Small businesses were paid an average of 8.3 days late in June, according to new insights from software company Xero.

When broken down into the most common pay periods, data shows seven-day payment terms were paid 10.3 days late, 14-day payment terms were paid 8.2 days late, 20-day payment terms were paid 9.5 days late and 30-day payment terms were paid 3.1 days late.

Late invoice payments have long been a challenge small and medium-sized firms have had to navigate.

Xero New Zealand managing director Craig Hudson said late payments were an issue for Kiwis.


"The biggest impact we could have on the success of small businesses in New Zealand is to improve our payment practices to increase cash flow.

"Eight days late for one invoice has the power to cripple a small business, let alone what it will do to them if every invoice is paid eight days late," Hudson said.

"For those small businesses with seven-day payment terms, it means they are waiting more than double the term for payment and that's not good enough."

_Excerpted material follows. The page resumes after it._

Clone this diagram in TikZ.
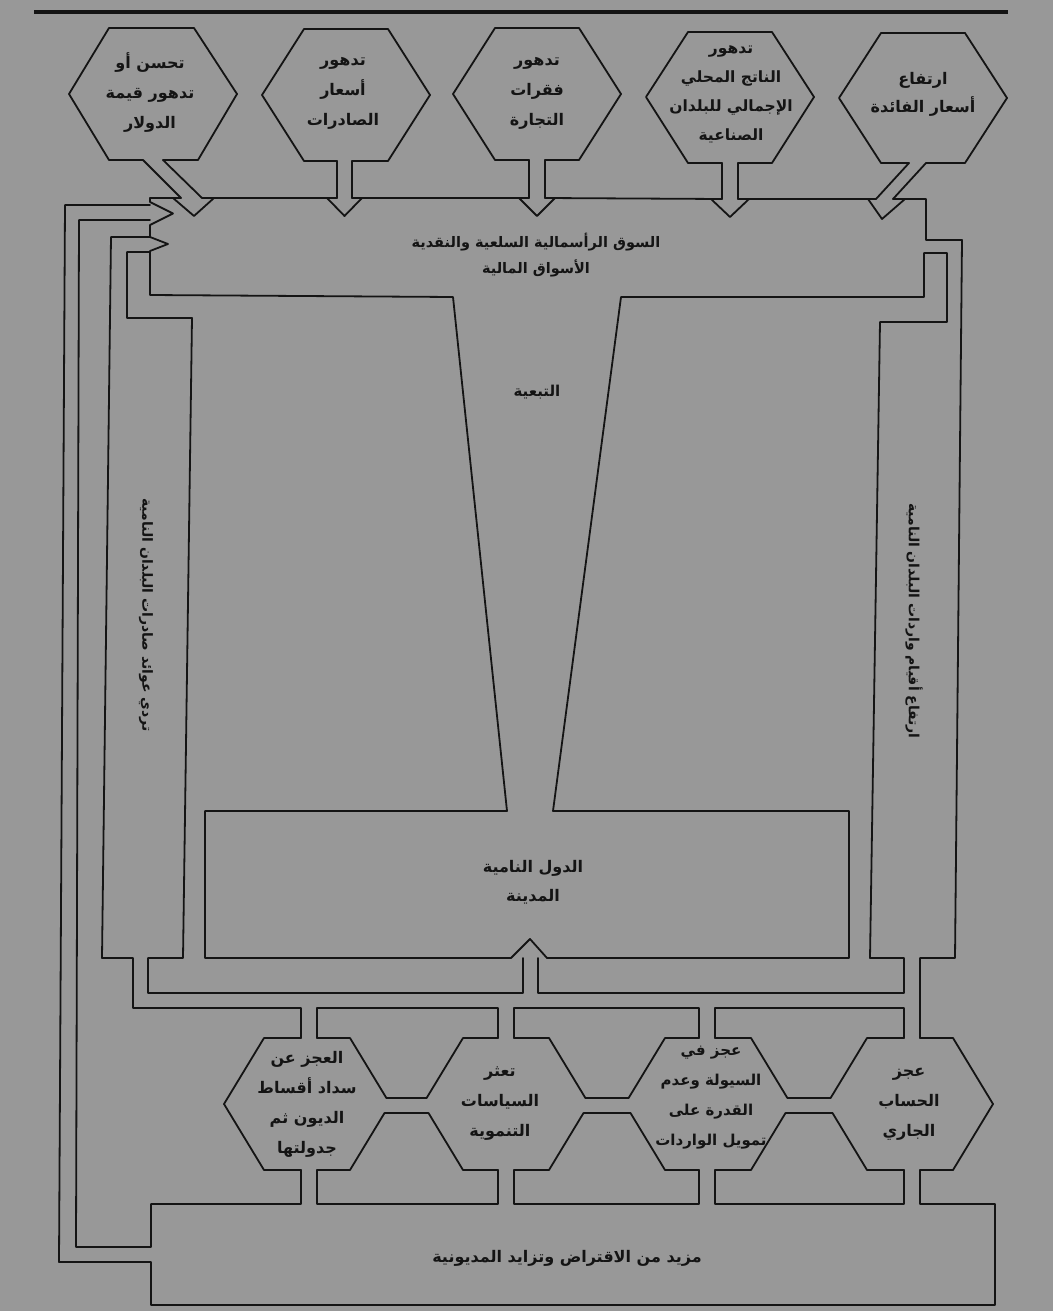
\documentclass[tikz,border=0pt]{standalone}
\usepackage{fontspec}
\newfontfamily\arabicfont[Script=Arabic]{DejaVu Sans}
\TeXXeTstate=1
\newcommand{\ART}[1]{\beginR #1\endR}
\definecolor{bg}{RGB}{152,152,152}
\definecolor{ink}{RGB}{20,20,20}
\tikzset{
  ln/.style={draw=ink, line width=1.8pt, line cap=round, line join=round},
  lbl/.style={font=\arabicfont\bfseries\fontsize{16}{30}\selectfont, align=center, inner sep=0pt, text=ink},
  vlbl/.style={lbl, rotate=-90, font=\arabicfont\bfseries\fontsize{14}{20}\selectfont},
}
\begin{document}
\begin{tikzpicture}[x=1pt,y=-1pt]
\fill[bg] (0,0) rectangle (1053,1311);
\useasboundingbox (0,0) rectangle (1053,1311);
% top rule
\draw[draw=ink, line width=4pt] (34,12) -- (1008,12);

% ---------- top hexagons ----------
% T1
\draw[ln] (143,160) -- (109,160) -- (69,94) -- (109,28) -- (194,28) -- (237,94) -- (198,160) -- (163,160);
\draw[ln] (143,160) -- (181,198);
\draw[ln] (163,160) -- (202,198);
\draw[ln] (173,198) -- (194,216) -- (214,198);
% T2
\draw[ln] (337,161) -- (304,161) -- (262,95) -- (304,29) -- (388,29) -- (430,95) -- (388,161) -- (352,161);
\draw[ln] (337,161) -- (337,198);
\draw[ln] (352,161) -- (352,198);
\draw[ln] (327,198) -- (344.5,216) -- (362,198);
% T3
\draw[ln] (529,160) -- (495,160) -- (453,94) -- (495,28) -- (579,28) -- (621,94) -- (579,160) -- (545,160);
\draw[ln] (529,160) -- (529,198);
\draw[ln] (545,160) -- (545,198);
\draw[ln] (519,198) -- (537,216) -- (555,198);
% T4
\draw[ln] (722,163) -- (688,163) -- (646,97) -- (688,32) -- (772,32) -- (814,97) -- (772,163) -- (738,163);
\draw[ln] (722,163) -- (722,199);
\draw[ln] (738,163) -- (738,199);
\draw[ln] (711,199) -- (730,217) -- (749,199);
% T5
\draw[ln] (909,163) -- (881,163) -- (839,98) -- (881,33) -- (965,33) -- (1007,98) -- (965,163) -- (926,163);
\draw[ln] (909,163) -- (876,199);
\draw[ln] (926,163) -- (893,199);
\draw[ln] (868,199) -- (882,219) -- (905,199);

% ---------- market box top ----------
\draw[ln] (150,198) -- (181,198);
\draw[ln] (202,198) -- (337,198);
\draw[ln] (352,198) -- (529,198);
\draw[ln] (545,198) -- (722,199);
\draw[ln] (738,199) -- (876,199);
\draw[ln] (893,199) -- (926,199) -- (926,240) -- (962,240) -- (955,958) -- (920,958) -- (920,1038);

% ---------- main outline: market box, funnel, debtor box, right pipe ----------
\draw[ln] (150,198) -- (150,202) -- (173,213.5) -- (150,225) -- (150,237) -- (168,244) -- (150,251)
  -- (150,295) -- (453,297) -- (507,811) -- (205,811) -- (205,958) -- (511,958) -- (530,939)
  -- (547,958) -- (849,958) -- (849,811) -- (553,811) -- (621,297) -- (924,297) -- (924,253)
  -- (947,253) -- (947,322) -- (880,322) -- (870,958) -- (904,958) -- (904,993) -- (538,993) -- (538,958);
\draw[ln] (523,958) -- (523,993) -- (148,993) -- (148,958) -- (183,958) -- (192,318) -- (127,318) -- (127,252) -- (150,252);

% left pipe 2 outer
\draw[ln] (150,237) -- (111,237) -- (102,958) -- (133,958) -- (133,1008) -- (301,1008) -- (301,1038);
% left pipe 1
\draw[ln] (150,205) -- (65,205) -- (59,1262) -- (151,1262) -- (151,1305) -- (995,1305) -- (995,1204) -- (920,1204) -- (920,1170);
\draw[ln] (150,220) -- (79,220) -- (76,1247) -- (151,1247) -- (151,1204) -- (301,1204) -- (301,1170);

% collector bottom segments
\draw[ln] (317,1038) -- (317,1008) -- (498,1008) -- (498,1038);
\draw[ln] (514,1038) -- (514,1008) -- (699,1008) -- (699,1038);
\draw[ln] (715,1038) -- (715,1008) -- (904,1008) -- (904,1038);

% ---------- lower hexagons ----------
\draw[ln] (301,1038) -- (264,1038) -- (224,1104) -- (264,1170) -- (301,1170);
\draw[ln] (317,1038) -- (350,1038) -- (386.4,1098) -- (426.6,1098) -- (463,1038) -- (498,1038);
\draw[ln] (317,1170) -- (350,1170) -- (384.5,1113) -- (428.5,1113) -- (463,1170) -- (498,1170);
\draw[ln] (514,1038) -- (549,1038) -- (585.4,1098) -- (628.6,1098) -- (665,1038) -- (699,1038);
\draw[ln] (514,1170) -- (549,1170) -- (583.5,1113) -- (630.5,1113) -- (665,1170) -- (699,1170);
\draw[ln] (715,1038) -- (751,1038) -- (787.4,1098) -- (830.6,1098) -- (867,1038) -- (904,1038);
\draw[ln] (715,1170) -- (751,1170) -- (785.5,1113) -- (832.5,1113) -- (867,1170) -- (904,1170);
\draw[ln] (920,1038) -- (953,1038) -- (993,1104) -- (953,1170) -- (920,1170);

% bottom pipes
\draw[ln] (317,1170) -- (317,1204) -- (498,1204) -- (498,1170);
\draw[ln] (514,1170) -- (514,1204) -- (699,1204) -- (699,1170);
\draw[ln] (715,1170) -- (715,1204) -- (904,1204) -- (904,1170);

% ---------- texts ----------
\node[lbl] (t1) at (150,93) {\ART{تحسن أو}\\\ART{تدهور قيمة}\\\ART{الدولار}};
\node[lbl] (t2) at (343,93) {\ART{تدهور}\\\ART{أسعار}\\\ART{الصادرات}};
\node[lbl] (t3) at (537,93) {\ART{تدهور}\\\ART{فقرات}\\\ART{التجارة}};
\node[lbl, font=\arabicfont\bfseries\fontsize{15.5}{29}\selectfont] (t4) at (731,94) {\ART{تدهور}\\\ART{الناتج المحلي}\\\ART{الإجمالي للبلدان}\\\ART{الصناعية}};
\node[lbl, font=\arabicfont\bfseries\fontsize{16}{28}\selectfont] (t5) at (923,94) {\ART{ارتفاع}\\\ART{أسعار الفائدة}};
\node[lbl, font=\arabicfont\bfseries\fontsize{14.5}{26}\selectfont] (mkt) at (536,255) {\ART{السوق الرأسمالية السلعية والنقدية}\\\ART{الأسواق المالية}};
\node[lbl, font=\arabicfont\bfseries\fontsize{15}{26}\selectfont] (dep) at (537,392) {\ART{التبعية}};
\node[lbl, font=\arabicfont\bfseries\fontsize{16}{29}\selectfont] (dc) at (533,882) {\ART{الدول النامية}\\\ART{المدينة}};
\node[vlbl] (exp) at (146,615) {\ART{تردي عوائد صادرات البلدان النامية}};
\node[vlbl] (imp) at (914,621) {\ART{ارتفاع أقيام واردات البلدان النامية}};
\node[lbl] (h1) at (307,1104) {\ART{العجز عن}\\\ART{سداد أقساط}\\\ART{الديون ثم}\\\ART{جدولتها}};
\node[lbl] (h2) at (500,1104) {\ART{تعثر}\\\ART{السياسات}\\\ART{التنموية}};
\node[lbl, font=\arabicfont\bfseries\fontsize{15}{30}\selectfont] (h3) at (711,1098) {\ART{عجز في}\\\ART{السيولة وعدم}\\\ART{القدرة على}\\\ART{تمويل الواردات}};
\node[lbl] (h4) at (909,1104) {\ART{عجز}\\\ART{الحساب}\\\ART{الجاري}};
\node[lbl] (debt) at (567,1258) {\ART{مزيد من الاقتراض وتزايد المديونية}};
\end{tikzpicture}
\end{document}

Economist Cameron Bagrie said getting paid and cash flow were key indicators of the wider economy.

"From an economic standpoint, downturns are associated with pressures on cash flow and delays in getting paid. When a downturn hits, everything slows as less business is done, people take longer to pay and cash flow pressures mount.

"The average invoice is overdue by 8.3 days which is down on a year ago [8.8 days]. Every small nudge in the right direction helps, however, more work could clearly be done."

Hudson said New Zealand was better compared to Australia and UK when it comes to late payments, both of which have had Government step in to regulate.

"I'd like to think that we aren't at that stage yet, but if we don't do anything to reduce this 8.3 number then the small business sector - comprising 97 per cent of our workforce and the driving force behind our economy - will continue to suffer."